The first judge’s score of 92-98 in favor of McComb might have been the only right scorecard as Barboza appeared to have lost too many rounds to net a win, finding it difficult to deal with McComb’s long reach, Barboza’s usual style from boxing at range himself no longer proved effective. Barboza was unable to adapt, and McComb’s additional use of combinations should have seen McComb grab a close, if not tightknit, victory. However, Barboza was controversially announced as the winner by split-decision instead.

At super flyweight, American contender John Ramirez (13-1, 9 KO’s) and Costa Rican fighter David Jimenez (16-1, 11 KO’s) fought over the vacant WBA interim 115 lbs world title, but it was underdog Jimenez who grabbed a surprising win by unanimous decision (UD) after a course of twelve rounds. The two fought up close in what turned out to be a slugfest, but it appeared Jimenez’ power gave him the edge with Ramirez looking worse for wear following the match.

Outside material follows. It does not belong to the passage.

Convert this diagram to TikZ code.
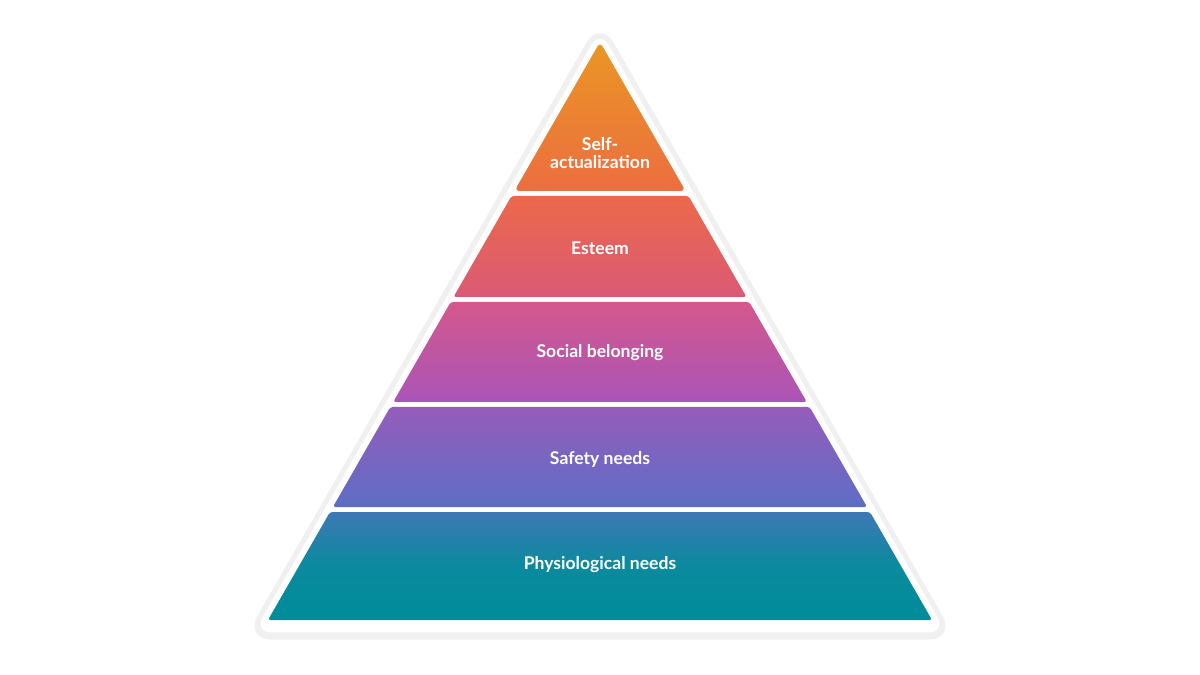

Despite the controversial nature of the main event and the build-up of the fight card, the Golden Boy Promotions and Matchroom proved to be capable of being decent partners through their shared broadcaster of DAZN; a partnership that will hopefully lead to less controversy in the future.

While several of the matches underwent questionable decisions or results, the overall standing of boxing seems intact and might even have elevated following last Saturday’s result, with Garcia’s win over Haney likely having spurred more interest into the sport when the opposite had been predicted.